Dal tribunale primo sì alla stepchild incrociata
ROMA Il tribunale per i minori di Roma ha riconosciuto un’altra adozione in casi particolari. Anzi: altre due adozioni. Perché Melita Cavallo, la presidente, prima di andare in pensione alla fine di dicembre dello scorso anno, ha emesso cinque sentenze su «ricorsi congiunti o incrociati » di cui si saprà nei prossimi mesi, e di cui quello pubblicato ieri è il primo. Ha cioè riconosciuto, «l’adozione a due donne che vivono insieme e che, in un progetto comune e condiviso, hanno ognuna messo al mondo una bambina con la fecondazione assistita realizzata in Danimarca: l’una adotta la figlia dell’altra» spiega la ex presidente. «Ho soltanto applicato la legge. Le due bimbe vivono come sorelle, sono bene integrate a scuola, dove le due donne sono apprezzate: per accogliere il ricorso, infatti, valutiamo situazione scolastica, capacità sociali, responsabilità educative delle due mamme, e la rete in cui i minori crescono».
E così da ieri le due bambine, di 4 e 8 anni, avranno il doppio cognome, anche se, trattandosi di un’adozione in casi particolari e non di un’adozione piena, non saranno considerate sorelle e non avranno legami di parentela con i nonni o con gli zii. Un riconoscimento importante e anche dal forte valore simbolico, spiega Francesca Quarato, l’avvocata che ha seguito il doppio ricorso, perché valorizza «l’intreccio dei rapporti genitoriali e dei legami familiari biologici e sociali con un riconoscimento giuridico».
Subito sono esplose le polemiche con il capogruppo della Lega Nord a Montecitorio, Massimiliano Fedriga, che ha scritto alla presidente della Camera Laura Boldrini sostenendo che «non può essere un tribunale a decidere, è la politica che deve garantire il diritto di crescere all’interno di una famiglia naturale».
«Sapevamo bene che la legge sulle unioni civili non è che un cavallo di Troia per consentire ai tribunali di decidere su questioni delicatissime al posto della politica », ha detto invece Giorgia Meloni, leader dei Fratelli d’Italia.
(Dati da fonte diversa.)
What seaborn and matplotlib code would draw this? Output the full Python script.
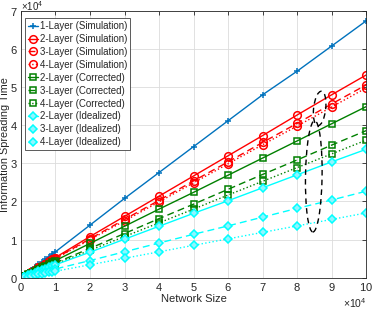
import matplotlib
matplotlib.use("Agg")
import matplotlib.pyplot as plt
import seaborn as sns
from matplotlib.patches import Ellipse
from matplotlib.ticker import ScalarFormatter, MultipleLocator

# --- datos (unidades x10^4) ---
network_size = [0.1, 0.2, 0.3, 0.4, 0.5, 0.6, 0.7, 0.8, 0.9, 1, 2, 3, 4, 5, 6, 7, 8, 9, 10]

one_layer_sim = [0.07, 0.14, 0.21, 0.28, 0.35, 0.41, 0.48, 0.55, 0.62, 0.68, 1.38, 2.08, 2.76, 3.44, 4.12, 4.80, 5.42, 6.08, 6.74]
two_layer_sim = [0.05, 0.11, 0.16, 0.21, 0.27, 0.32, 0.37, 0.43, 0.48, 0.53, 1.08, 1.61, 2.14, 2.67, 3.20, 3.73, 4.27, 4.80, 5.32]
three_layer_sim = [0.05, 0.10, 0.15, 0.20, 0.25, 0.30, 0.35, 0.40, 0.46, 0.51, 1.02, 1.53, 2.03, 2.54, 3.04, 3.55, 4.05, 4.56, 5.06]
four_layer_sim = [0.05, 0.10, 0.15, 0.20, 0.25, 0.30, 0.35, 0.40, 0.45, 0.50, 1.00, 1.49, 1.99, 2.49, 2.99, 3.49, 3.98, 4.48, 4.98]
two_layer_cor = [0.04, 0.09, 0.13, 0.18, 0.22, 0.27, 0.31, 0.36, 0.40, 0.45, 0.90, 1.35, 1.80, 2.24, 2.69, 3.14, 3.59, 4.04, 4.49]
three_layer_cor = [0.04, 0.08, 0.12, 0.15, 0.19, 0.23, 0.27, 0.31, 0.35, 0.39, 0.77, 1.16, 1.55, 1.93, 2.32, 2.71, 3.09, 3.48, 3.86]
four_layer_cor = [0.04, 0.07, 0.11, 0.14, 0.18, 0.22, 0.25, 0.29, 0.32, 0.36, 0.72, 1.08, 1.44, 1.80, 2.17, 2.53, 2.89, 3.25, 3.61]
two_layer_ideal = [0.03, 0.07, 0.10, 0.13, 0.17, 0.20, 0.24, 0.27, 0.30, 0.34, 0.67, 1.01, 1.35, 1.69, 2.02, 2.36, 2.70, 3.04, 3.37]
three_layer_ideal = [0.02, 0.05, 0.07, 0.09, 0.11, 0.14, 0.16, 0.18, 0.20, 0.23, 0.45, 0.68, 0.91, 1.14, 1.36, 1.59, 1.82, 2.04, 2.27]
four_layer_ideal = [0.02, 0.03, 0.05, 0.07, 0.09, 0.10, 0.12, 0.14, 0.15, 0.17, 0.34, 0.51, 0.68, 0.85, 1.02, 1.19, 1.36, 1.53, 1.70]

SCALE = 1e4
BLUE, RED, GREEN, CYAN = "#0072BD", "#FF0000", "#008000", "#00FFFF"
DASH = (0, (5, 3))

series = [
    ("1-Layer (Simulation)", one_layer_sim, BLUE, "-", "+", BLUE),
    ("2-Layer (Simulation)", two_layer_sim, RED, "-", "o", "none"),
    ("3-Layer (Simulation)", three_layer_sim, RED, DASH, "o", "none"),
    ("4-Layer (Simulation)", four_layer_sim, RED, ":", "o", "none"),
    ("2-Layer (Corrected)", two_layer_cor, GREEN, "-", "s", "none"),
    ("3-Layer (Corrected)", three_layer_cor, GREEN, DASH, "s", "none"),
    ("4-Layer (Corrected)", four_layer_cor, GREEN, ":", "s", "none"),
    ("2-Layer (Idealized)", two_layer_ideal, CYAN, "-", "D", "#8ff5ff"),
    ("3-Layer (Idealized)", three_layer_ideal, CYAN, DASH, "D", "#8ff5ff"),
    ("4-Layer (Idealized)", four_layer_ideal, CYAN, ":", "D", "#8ff5ff"),
]

sns.set_style("white")
plt.rcParams['font.family'] = ['Liberation Sans', 'DejaVu Sans']
plt.rcParams['mathtext.fontset'] = 'custom'
plt.rcParams['mathtext.rm'] = 'Liberation Sans'

fig = plt.figure(figsize=(3.73, 3.11), dpi=100)
ax = fig.add_axes([0.056, 0.107, 0.926, 0.858])

xs = [v * SCALE for v in network_size]
for label, vals, color, ls, marker, mfc in series:
    ms = {"+": 5, "o": 5.5, "s": 4, "D": 4}[marker]
    sns.lineplot(x=xs, y=[v * SCALE for v in vals], ax=ax, color=color, linestyle=ls,
                 linewidth=1.0, marker=marker, markersize=ms, mfc=mfc, mec=color,
                 mew=1.1, label=label)

# elipses punteadas
ax.add_patch(Ellipse((8.65e4, 4.44e4), 0.35e4, 0.91e4, angle=-7, fill=False,
                     edgecolor="black", linestyle=(0, (4, 3)), linewidth=1.0, zorder=5))
ax.add_patch(Ellipse((8.48e4, 2.66e4), 0.48e4, 2.92e4, angle=-1, fill=False,
                     edgecolor="black", linestyle=(0, (4, 3)), linewidth=1.0, zorder=5))

ax.set_xlim(0, 10e4)
ax.set_ylim(0, 7e4)
ax.xaxis.set_major_locator(MultipleLocator(1e4))
ax.yaxis.set_major_locator(MultipleLocator(1e4))
for axis in (ax.xaxis, ax.yaxis):
    fmt = ScalarFormatter(useMathText=True)
    fmt.set_powerlimits((4, 4))
    axis.set_major_formatter(fmt)
ax.xaxis.get_offset_text().set_fontsize(7.5)
ax.yaxis.get_offset_text().set_fontsize(7)
ax.yaxis.OFFSETTEXTPAD = 0.2

ax.grid(True, color="#dcdcdc", linewidth=0.6)
ax.set_axisbelow(True)
ax.tick_params(direction="in", length=3, width=0.6, labelsize=8, top=True, right=True, pad=2)
for sp in ax.spines.values():
    sp.set_visible(True)
    sp.set_color("#262626")
    sp.set_linewidth(0.6)

ax.set_xlabel("Network Size", fontsize=8, labelpad=1)
ax.set_ylabel("Information Spreading Time", fontsize=7.8)
ax.yaxis.set_label_coords(-0.032, 0.5)

leg = ax.legend(loc="upper left", bbox_to_anchor=(0.012, 0.973), borderaxespad=0,
                fontsize=7, handlelength=1.0, handletextpad=0.2, labelspacing=0.3,
                borderpad=0.3, fancybox=False, framealpha=1, edgecolor="#404040")
leg.get_frame().set_linewidth(0.6)

fig.savefig("out.png", dpi=100)
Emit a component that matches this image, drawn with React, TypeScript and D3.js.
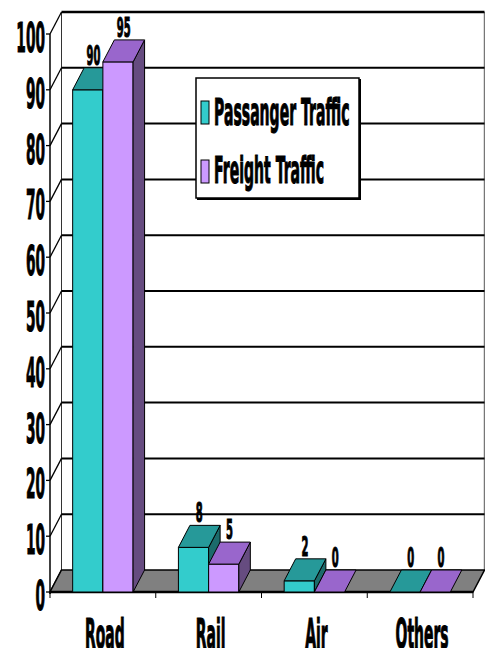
import React from "react";
import * as d3 from "d3";

// Modal share of traffic (%)
const categories = ["Road", "Rail", "Air", "Others"];
const passengerTraffic = [90, 8, 2, 0];
const freightTraffic = [95, 5, 0, 0];
const yTicks = [0, 10, 20, 30, 40, 50, 60, 70, 80, 90, 100];
const seriesNames = ["Passanger Traffic", "Freight Traffic"];

const W = 485;
const H = 648;
// oblique depth offset of the 3D box
const DX = 11.5;
const DY = -22;

const palette = [
  { front: "#33CCCC", top: "#269999", side: "#1C6B6B" },
  { front: "#CC99FF", top: "#9966CC", side: "#664C80" },
];

const FONT = "'DejaVu Sans', Verdana, sans-serif";

function Label({
  x,
  y,
  text,
  size,
  sx,
  anchor = "middle",
}: {
  x: number;
  y: number;
  text: string;
  size: number;
  sx: number;
  anchor?: "start" | "middle" | "end";
}) {
  return (
    <text
      transform={`translate(${x},${y}) scale(${sx},1)`}
      textAnchor={anchor}
      fontFamily={FONT}
      fontWeight="bold"
      fontSize={size}
      fill="#000"
      stroke="#000"
      strokeWidth={0.9}
      vectorEffect="non-scaling-stroke"
      style={{ vectorEffect: "non-scaling-stroke" } as React.CSSProperties}
    >
      {text}
    </text>
  );
}

export default function App() {
  const y = d3.scaleLinear().domain([0, 100]).range([592, 34]);
  const x = d3.scaleBand<string>().domain(categories).range([50, 473]);
  const bw = x.bandwidth();
  const gapRatio = 1.5;
  const barW = bw / (2 + gapRatio);
  const sub = d3.scaleBand<number>().domain([0, 1]).range([0, 2 * barW]);

  const x0 = x.range()[0];
  const x1 = x.range()[1];
  const base = y(0);

  const series = [passengerTraffic, freightTraffic];
  const pts = (p: [number, number][]) => p.map((q) => q.join(",")).join(" ");

  const bars: React.ReactNode[] = [];
  const valueLabels: React.ReactNode[] = [];
  categories.forEach((cat, ci) => {
    series.forEach((vals, si) => {
      const v = vals[ci];
      const left = (x(cat) as number) + (bw - 2 * barW) / 2 + (sub(si) as number);
      const right = left + barW;
      const top = y(v);
      const c = palette[si];
      const key = `${cat}-${si}`;
      bars.push(
        <g key={key} stroke="#000" strokeWidth={1} strokeLinejoin="round">
          {v > 0 && (
            <rect x={left} y={top} width={barW} height={base - top} fill={c.front} />
          )}
          {v > 0 && (
            <polygon
              points={pts([
                [right, top],
                [right + DX, top + DY],
                [right + DX, base + DY],
                [right, base],
              ])}
              fill={c.side}
            />
          )}
          <polygon
            points={pts([
              [left, top],
              [right, top],
              [right + DX, top + DY],
              [left + DX, top + DY],
            ])}
            fill={c.top}
          />
        </g>
      );
      valueLabels.push(
        <Label
          key={key}
          x={(left + right) / 2 + DX / 2}
          y={top + DY - 3}
          text={String(v)}
          size={27}
          sx={0.37}
        />
      );
    });
  });

  const boundaries = [...categories.map((c) => x(c) as number), x1];

  return (
    <svg
      width={W}
      height={H}
      style={{ position: "absolute", left: 0, top: 0, background: "#fff" }}
    >
      {/* back wall */}
      <line x1={x0 + DX} x2={x0 + DX} y1={y(100) + DY} y2={base + DY} stroke="#333" strokeWidth={1} />
      <line x1={x1 + DX} x2={x1 + DX} y1={y(100) + DY} y2={base + DY} stroke="#777" strokeWidth={1.5} />
      {yTicks
        .filter((t) => t > 0)
        .map((t) => (
          <line
            key={`g${t}`}
            x1={x0 + DX}
            x2={x1 + DX}
            y1={y(t) + DY}
            y2={y(t) + DY}
            stroke="#000"
            strokeWidth={t === 100 ? 2.6 : 2}
          />
        ))}
      {/* side-wall diagonals and front value axis */}
      {yTicks.map((t) => (
        <g key={`d${t}`} stroke="#000" strokeWidth={1.3}>
          <line x1={x0} y1={y(t)} x2={x0 + DX} y2={y(t) + DY} />
          <line x1={x0 - 4} y1={y(t)} x2={x0} y2={y(t)} />
        </g>
      ))}
      <line x1={x0} x2={x0} y1={y(100)} y2={base + 2} stroke="#000" strokeWidth={1.5} />

      {/* floor */}
      <polygon
        points={pts([
          [x0, base],
          [x1, base],
          [x1 + DX, base + DY],
          [x0 + DX, base + DY],
        ])}
        fill="#808080"
        stroke="#000"
        strokeWidth={1.5}
      />
      <line x1={x0} x2={x1} y1={base} y2={base} stroke="#000" strokeWidth={2.5} />
      {boundaries.map((b, i) => (
        <line key={`t${i}`} x1={b} x2={b} y1={base} y2={base + 6} stroke="#000" strokeWidth={1} />
      ))}

      {bars}
      {valueLabels}

      {/* value axis labels */}
      {yTicks.map((t) => (
        <Label key={`yl${t}`} x={45} y={y(t) + 18} text={String(t)} size={41} sx={0.335} anchor="end" />
      ))}

      {/* category labels */}
      {categories.map((c) => (
        <Label
          key={`c${c}`}
          x={(x(c) as number) + bw / 2 + 2}
          y={648}
          text={c}
          size={41}
          sx={0.34}
        />
      ))}

      {/* legend */}
      <g>
        <rect x={197} y={79} width={164} height={121} fill="#000" />
        <rect x={196} y={78} width={163} height={120} fill="#fff" stroke="#000" strokeWidth={1.5} />
        {seriesNames.map((name, i) => (
          <g key={name}>
            <rect
              x={201}
              y={101 + i * 59}
              width={8}
              height={23}
              fill={palette[i].front}
              stroke="#000"
              strokeWidth={1}
            />
            <Label x={214} y={125 + i * 58} text={name} size={37} sx={0.38} anchor="start" />
          </g>
        ))}
      </g>
    </svg>
  );
}
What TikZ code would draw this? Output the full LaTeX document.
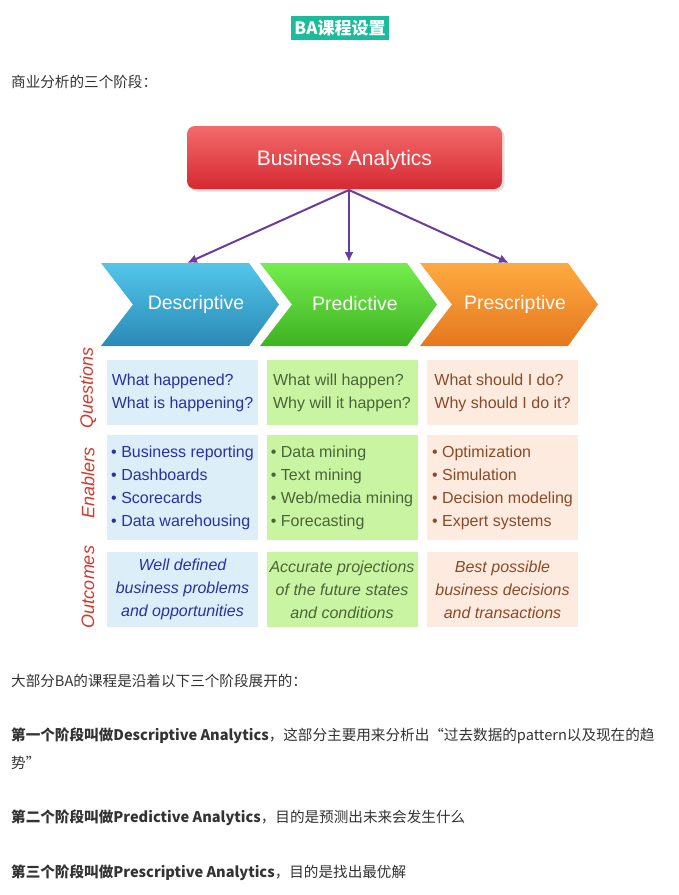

Intanto arriva la notizia che il sostituto procuratore generale, ha fatto ricorso in Cassazione per la prima sentenza del tribunale per i minori di Roma, quella del luglio 2014 confermata a dicembre 2015 in appello, che riconosceva l’adozione alla compagna della madre biologica: «Meglio così» chiosa Melita Cavallo. «La Cassazione risolverà tutto. Perché la sentenza avrà un valore di orientamento per i tribunali: darà la giusta visione delle cose». Anche perché, spiega Sara Menichetti, che insieme alla socia Titti Carrano ha seguito il secondo caso italiano di adozione riconosciuta alla mamma non biologica, ora in Appello, «abbiamo una legge del 1983 che ha previsto all’articolo 44 lettera d) questa possibilità: la presidente Cavallo è prima di tutto una giudice con l’obbligo giuridico di applicare la legge. Non è perciò né una rivoluzionaria né una sovversiva, come è stata definita dal tribunale di Torino, ma un ottimo magistrato che ha applicato la legge per garantire e tutelare dei minori che altrimenti, in Italia, non sarebbero stati né garantiti né tutelati. E, dalle convenzioni internazionali alle nostre leggi, l’unica ratio che dovrebbe guidare un magistrato — ma soprattutto il legislatore — è “l’interesse superiore del minore”».